### Listed entries

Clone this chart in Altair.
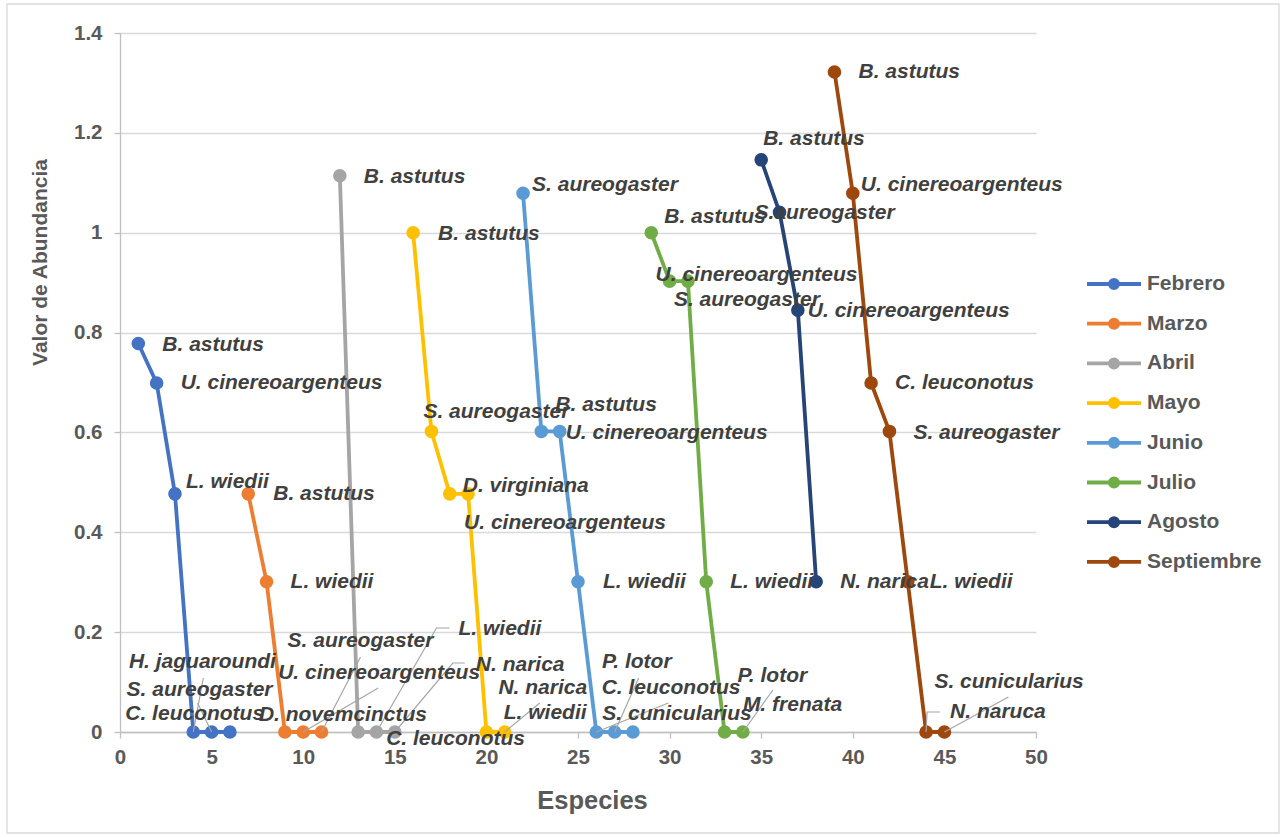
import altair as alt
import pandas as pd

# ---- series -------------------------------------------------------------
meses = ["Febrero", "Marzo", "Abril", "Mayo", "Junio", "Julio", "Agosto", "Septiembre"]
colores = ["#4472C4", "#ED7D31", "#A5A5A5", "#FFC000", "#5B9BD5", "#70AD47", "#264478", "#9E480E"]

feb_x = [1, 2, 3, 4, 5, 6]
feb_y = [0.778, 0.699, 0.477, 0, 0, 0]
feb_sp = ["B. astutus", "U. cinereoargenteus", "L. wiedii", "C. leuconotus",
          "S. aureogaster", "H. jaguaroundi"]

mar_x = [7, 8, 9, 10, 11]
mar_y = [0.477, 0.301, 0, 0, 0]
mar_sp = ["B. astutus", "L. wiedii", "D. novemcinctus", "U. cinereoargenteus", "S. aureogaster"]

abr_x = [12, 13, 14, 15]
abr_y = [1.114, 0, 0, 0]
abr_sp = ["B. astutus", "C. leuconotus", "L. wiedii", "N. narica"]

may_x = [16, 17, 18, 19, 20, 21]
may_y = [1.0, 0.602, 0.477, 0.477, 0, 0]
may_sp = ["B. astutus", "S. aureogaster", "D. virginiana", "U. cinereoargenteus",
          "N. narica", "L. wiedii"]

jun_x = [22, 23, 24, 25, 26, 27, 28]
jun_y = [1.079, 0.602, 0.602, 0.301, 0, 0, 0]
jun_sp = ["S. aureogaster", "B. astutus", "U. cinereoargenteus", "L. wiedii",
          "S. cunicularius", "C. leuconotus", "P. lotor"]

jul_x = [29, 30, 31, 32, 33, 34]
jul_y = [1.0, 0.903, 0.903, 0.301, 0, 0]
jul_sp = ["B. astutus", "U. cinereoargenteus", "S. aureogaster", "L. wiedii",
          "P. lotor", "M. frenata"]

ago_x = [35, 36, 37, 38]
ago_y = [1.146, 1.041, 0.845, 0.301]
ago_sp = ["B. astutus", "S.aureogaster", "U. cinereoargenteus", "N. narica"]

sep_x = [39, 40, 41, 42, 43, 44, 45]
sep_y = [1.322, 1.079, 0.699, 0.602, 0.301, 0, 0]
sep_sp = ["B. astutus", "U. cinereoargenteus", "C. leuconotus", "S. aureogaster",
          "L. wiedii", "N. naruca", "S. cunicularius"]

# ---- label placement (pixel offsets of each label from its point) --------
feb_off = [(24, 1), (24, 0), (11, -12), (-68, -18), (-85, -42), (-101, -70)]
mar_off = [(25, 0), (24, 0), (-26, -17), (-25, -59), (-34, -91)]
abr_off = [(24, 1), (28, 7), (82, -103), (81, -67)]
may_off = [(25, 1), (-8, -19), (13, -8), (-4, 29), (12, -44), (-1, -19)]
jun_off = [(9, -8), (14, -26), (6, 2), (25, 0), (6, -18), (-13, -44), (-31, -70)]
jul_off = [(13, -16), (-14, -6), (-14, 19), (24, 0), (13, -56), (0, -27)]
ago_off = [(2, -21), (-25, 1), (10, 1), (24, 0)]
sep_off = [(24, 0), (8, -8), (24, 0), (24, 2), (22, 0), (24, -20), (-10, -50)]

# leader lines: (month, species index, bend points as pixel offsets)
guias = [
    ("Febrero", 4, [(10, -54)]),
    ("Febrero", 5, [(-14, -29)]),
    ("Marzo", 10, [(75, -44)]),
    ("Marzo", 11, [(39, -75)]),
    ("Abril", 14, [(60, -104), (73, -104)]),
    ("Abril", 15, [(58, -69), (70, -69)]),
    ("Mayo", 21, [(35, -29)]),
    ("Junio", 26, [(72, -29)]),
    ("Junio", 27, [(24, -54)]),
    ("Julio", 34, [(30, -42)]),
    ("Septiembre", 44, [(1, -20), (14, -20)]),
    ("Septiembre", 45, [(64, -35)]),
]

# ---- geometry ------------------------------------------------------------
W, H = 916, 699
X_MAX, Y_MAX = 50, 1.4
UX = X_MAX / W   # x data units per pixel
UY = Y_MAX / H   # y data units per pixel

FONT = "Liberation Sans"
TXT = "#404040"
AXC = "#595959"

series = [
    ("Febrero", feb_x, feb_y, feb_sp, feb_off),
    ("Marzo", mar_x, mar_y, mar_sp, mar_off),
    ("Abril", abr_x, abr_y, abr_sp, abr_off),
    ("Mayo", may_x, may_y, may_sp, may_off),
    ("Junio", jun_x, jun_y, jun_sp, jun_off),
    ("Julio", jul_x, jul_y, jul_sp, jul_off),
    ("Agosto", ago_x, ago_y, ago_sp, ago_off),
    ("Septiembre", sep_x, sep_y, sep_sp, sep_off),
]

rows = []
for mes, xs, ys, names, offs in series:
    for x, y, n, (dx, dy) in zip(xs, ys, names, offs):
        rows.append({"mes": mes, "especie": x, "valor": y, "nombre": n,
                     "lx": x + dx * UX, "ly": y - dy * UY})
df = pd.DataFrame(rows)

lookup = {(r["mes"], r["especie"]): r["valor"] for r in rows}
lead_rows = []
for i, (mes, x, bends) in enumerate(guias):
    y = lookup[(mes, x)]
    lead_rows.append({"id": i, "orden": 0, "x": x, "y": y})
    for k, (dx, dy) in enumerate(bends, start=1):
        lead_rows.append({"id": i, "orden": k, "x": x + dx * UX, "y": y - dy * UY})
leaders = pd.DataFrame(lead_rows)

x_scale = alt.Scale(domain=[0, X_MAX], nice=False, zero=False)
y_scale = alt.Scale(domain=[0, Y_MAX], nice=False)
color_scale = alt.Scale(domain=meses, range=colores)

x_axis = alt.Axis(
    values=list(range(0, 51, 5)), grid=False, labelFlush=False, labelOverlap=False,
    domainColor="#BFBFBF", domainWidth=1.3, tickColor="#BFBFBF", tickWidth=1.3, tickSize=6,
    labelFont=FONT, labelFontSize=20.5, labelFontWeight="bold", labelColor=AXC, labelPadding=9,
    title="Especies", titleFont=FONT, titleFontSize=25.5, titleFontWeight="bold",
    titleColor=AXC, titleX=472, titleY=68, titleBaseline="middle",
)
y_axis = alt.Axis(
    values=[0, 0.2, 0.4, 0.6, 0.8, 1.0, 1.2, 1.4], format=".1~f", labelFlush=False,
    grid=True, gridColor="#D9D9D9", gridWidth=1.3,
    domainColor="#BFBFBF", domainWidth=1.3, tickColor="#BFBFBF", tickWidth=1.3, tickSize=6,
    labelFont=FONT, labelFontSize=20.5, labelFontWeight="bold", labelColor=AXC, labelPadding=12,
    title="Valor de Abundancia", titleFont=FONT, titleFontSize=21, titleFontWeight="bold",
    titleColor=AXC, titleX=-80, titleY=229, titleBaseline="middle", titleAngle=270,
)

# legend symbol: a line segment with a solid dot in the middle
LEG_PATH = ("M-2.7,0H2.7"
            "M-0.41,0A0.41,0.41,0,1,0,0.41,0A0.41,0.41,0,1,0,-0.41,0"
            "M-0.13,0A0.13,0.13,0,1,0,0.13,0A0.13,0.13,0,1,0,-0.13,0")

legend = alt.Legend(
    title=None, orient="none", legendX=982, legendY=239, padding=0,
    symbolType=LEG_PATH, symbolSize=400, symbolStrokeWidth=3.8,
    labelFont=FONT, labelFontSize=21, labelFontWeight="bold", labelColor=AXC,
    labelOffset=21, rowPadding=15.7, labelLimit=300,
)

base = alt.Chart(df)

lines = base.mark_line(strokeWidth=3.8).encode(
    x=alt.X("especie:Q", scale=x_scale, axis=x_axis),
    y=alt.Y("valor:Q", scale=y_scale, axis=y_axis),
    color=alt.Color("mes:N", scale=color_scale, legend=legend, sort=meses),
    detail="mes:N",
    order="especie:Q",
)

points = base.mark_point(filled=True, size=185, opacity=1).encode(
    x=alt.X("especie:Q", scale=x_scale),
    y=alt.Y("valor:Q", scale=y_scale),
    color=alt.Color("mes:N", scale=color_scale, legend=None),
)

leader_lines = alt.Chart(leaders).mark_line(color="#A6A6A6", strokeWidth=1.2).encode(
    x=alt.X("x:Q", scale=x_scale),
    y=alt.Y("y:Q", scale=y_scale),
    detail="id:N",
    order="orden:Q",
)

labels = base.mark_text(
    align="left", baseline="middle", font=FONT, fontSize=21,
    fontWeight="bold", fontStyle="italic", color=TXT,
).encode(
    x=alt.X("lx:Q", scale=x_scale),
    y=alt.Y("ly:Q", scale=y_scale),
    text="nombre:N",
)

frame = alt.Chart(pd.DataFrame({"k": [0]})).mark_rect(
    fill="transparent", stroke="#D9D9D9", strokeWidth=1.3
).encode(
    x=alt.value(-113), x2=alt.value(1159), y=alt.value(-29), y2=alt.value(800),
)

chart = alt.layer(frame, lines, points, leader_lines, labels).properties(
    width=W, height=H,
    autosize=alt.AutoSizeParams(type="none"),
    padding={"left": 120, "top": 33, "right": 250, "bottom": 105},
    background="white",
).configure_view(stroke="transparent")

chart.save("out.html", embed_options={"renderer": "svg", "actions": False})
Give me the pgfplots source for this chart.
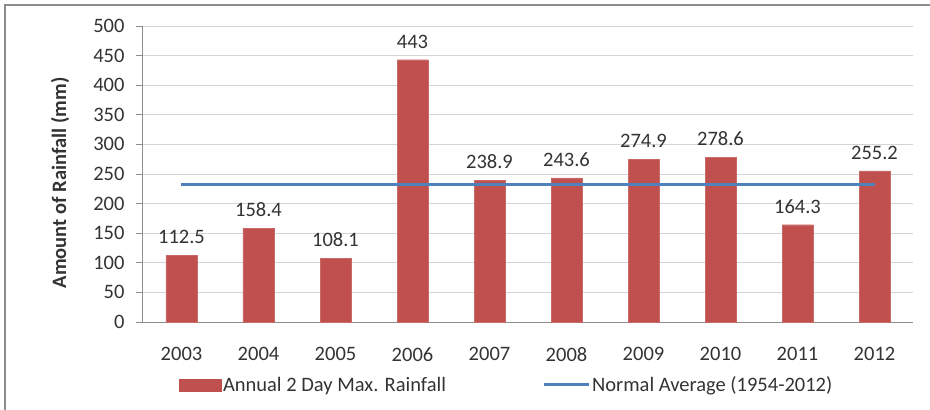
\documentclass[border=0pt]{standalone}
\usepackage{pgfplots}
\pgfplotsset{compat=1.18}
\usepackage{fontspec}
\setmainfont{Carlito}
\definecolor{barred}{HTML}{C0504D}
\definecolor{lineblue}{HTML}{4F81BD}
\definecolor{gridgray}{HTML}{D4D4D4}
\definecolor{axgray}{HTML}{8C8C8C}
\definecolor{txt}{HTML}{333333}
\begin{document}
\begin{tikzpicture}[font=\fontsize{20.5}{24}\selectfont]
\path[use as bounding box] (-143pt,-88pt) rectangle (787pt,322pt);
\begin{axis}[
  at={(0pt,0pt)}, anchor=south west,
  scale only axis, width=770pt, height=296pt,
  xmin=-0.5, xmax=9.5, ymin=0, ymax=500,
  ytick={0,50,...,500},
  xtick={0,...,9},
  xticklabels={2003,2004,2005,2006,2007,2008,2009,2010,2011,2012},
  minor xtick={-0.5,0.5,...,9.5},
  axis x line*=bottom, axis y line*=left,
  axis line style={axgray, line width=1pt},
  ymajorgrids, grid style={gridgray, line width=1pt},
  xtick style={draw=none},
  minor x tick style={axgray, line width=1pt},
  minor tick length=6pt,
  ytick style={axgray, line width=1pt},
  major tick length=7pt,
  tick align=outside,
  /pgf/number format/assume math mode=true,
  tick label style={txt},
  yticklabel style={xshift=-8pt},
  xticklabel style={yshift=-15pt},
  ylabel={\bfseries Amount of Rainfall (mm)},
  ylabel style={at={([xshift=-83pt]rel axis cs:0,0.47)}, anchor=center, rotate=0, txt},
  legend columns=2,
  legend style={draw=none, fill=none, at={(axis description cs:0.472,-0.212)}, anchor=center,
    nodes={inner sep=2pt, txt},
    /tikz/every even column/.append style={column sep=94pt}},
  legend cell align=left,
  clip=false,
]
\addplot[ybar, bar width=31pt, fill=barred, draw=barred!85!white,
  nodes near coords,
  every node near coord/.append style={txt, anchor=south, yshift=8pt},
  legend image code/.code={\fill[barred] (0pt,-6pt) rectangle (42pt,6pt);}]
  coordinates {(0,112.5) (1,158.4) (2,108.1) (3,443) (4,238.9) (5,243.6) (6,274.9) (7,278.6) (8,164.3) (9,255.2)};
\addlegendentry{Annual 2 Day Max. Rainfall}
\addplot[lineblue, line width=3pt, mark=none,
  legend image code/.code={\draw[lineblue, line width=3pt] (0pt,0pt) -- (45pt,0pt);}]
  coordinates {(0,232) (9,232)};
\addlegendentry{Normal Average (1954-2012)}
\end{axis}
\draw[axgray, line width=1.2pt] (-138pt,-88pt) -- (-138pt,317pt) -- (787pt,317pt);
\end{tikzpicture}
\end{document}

### Exercise details
Copy and report every line where the word "this" is present.

### Problem solution
Clone this chart in Altair.
Give me the pgfplots source for this chart.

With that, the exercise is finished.